Cecità? O, come si volle da alcuni, insensibilità di
fronte al disastro? Non gli pesava dunque il corpo straziato di
Pisacane? Anzi lo risuscitava, l'amico perduto, facendo del suo nome
un'idea, lui solo! Gli si gridava il crucifige, ed egli, (in
ottobre) in una circolare del partito d'azione, osava scriver cosí:
«Il sacrificio eroico d'uno dei migliori nostri, Carlo
Pisacane, ha suscitato simpatie universali. A noi, fratelli
suoi nell'Associazione, impone un nuovo dovere di costanza e di
attività. Noi non siamo uomini se non ci adoperiamo a
compirlo».373
Chi dava tanta prodigiosa forza a
quell'uomo precocemente invecchiato, malato e incanutito? Morale
eroica! A Rosolino Pilo — altra sua «vittima
predestinata» — scriveva: il colpo è gravissimo,
«ragione di piú perché noi rimaniamo fermi
sulla nostra via di predicazione e d'azione». La disfatta, le
ingiurie lo trasumanano, moltiplicano all'infinito la sua attività,
dànno un commosso fremito d'ali alla sua prosa. Processo di
Genova? «Badate — fulmina i magistrati — che a
giudici Italiani i quali nel 1858 pronunziassero: gl'Italiani che
volevano morire o vincere con Pisacane per la libertà della
Patria meritano il patibolo o la galera, né Dio né gli
uomini perdoneranno». Sottoscrizione per far la dote a
Silvia?374 Opera santa, Italiani, «ma ricordatevi, che
se santo è l'aiuto agli orfani dei martiri del paese, piú
santo è l'impedire che martiri siano, e ricordatevi che, se
mezzi maggiori concedevano a Pisacane l'inoltrarsi securo fin dove
popolazioni numerosamente accentrate e meno ignoranti potevano
secondarlo, fors'a quest'ora egli sollevava da Napoli tutte le
popolazioni che s'agitano tormentate fra le Alpi e il Faro». E
via e via, in un crescendo allucinante che ai contemporanei dové
sembrare monomaniaco. C'è un momento nella vita delle nazioni
schiave «nel quale ogni tentativo, fallito o no, giova
visibilmente alla causa del popolo che combatte. L'Italia ha
raggiunto questo periodo». Fino a quei commossi Ricordi
su Pisacane, culminanti nella espressa certezza che se l'amico
«avesse potuto, cadendo, mandarci un ultimo grido, questo grido
ci avrebbe detto: rifate, tentate, tentate sempre fino al giorno
in cui vincerete».
Perché Pisacane morto era per
lui, ormai, quel che Jacopo Ruffini, i Bandiera, Tito Speri, morti,
erano stati: una pausa di sbigottimento, di dubbio, di rimorso; poi
un nuovo balzo in avanti, quasi disperato, piú risoluto che
mai. Era la grande sua idea che cacciava sempre piú fonde le
radici nel tessuto vivo della nazione italiana. Alla testa d'una
colonna di martiri, egli, cui pur pareva che incombesse da un dí
all'altro la fine, respinta solo da una volontà indomita,
poteva ormai parlare parole solenni: non s'incarnavano in lui, con i
diritti e le aspirazioni dei vivi, i diritti e le aspirazioni dei
compagni caduti?
Quanti, nei necrologi stampati per
Pisacane o in intimi sfoghi, avevano deprecato il suo vano
sacrificio!375 Perfino Enrichetta: «è molto
crudele che la sua morte non ha giovato menomamente al nostro paese».

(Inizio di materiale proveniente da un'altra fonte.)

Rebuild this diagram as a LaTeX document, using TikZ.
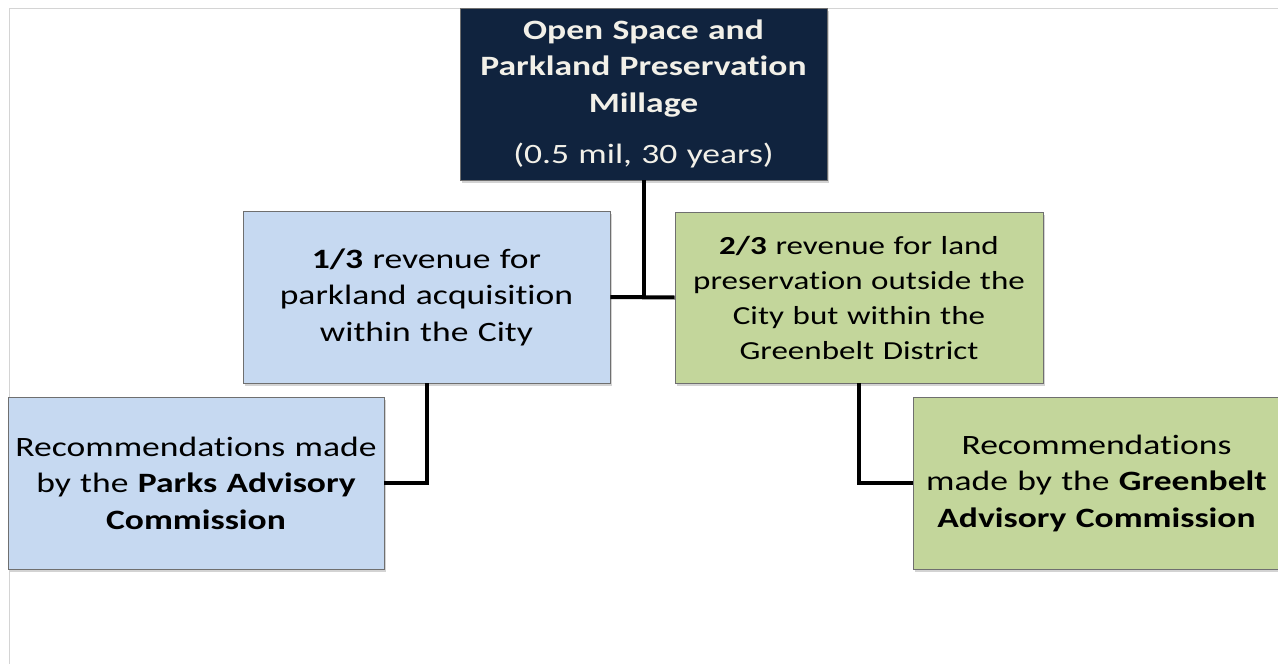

Mazzini solo misurava e capiva.
Il viandante ansioso di varcare il
torrente getta pietre una sull'altra, nel profondo dell'acqua, poi
posa sicuro il suo piede sulle ultime, che affiorano, perché
sa che quelle scomparse nel gorgo sosterranno il suo peso.
Pisacane, anche lui, pareva sparito
nel nulla. Ma sulla sua vita, sulla sua morte poteva posare, e posa,
uno dei piloni granitici dell'edificio italiano.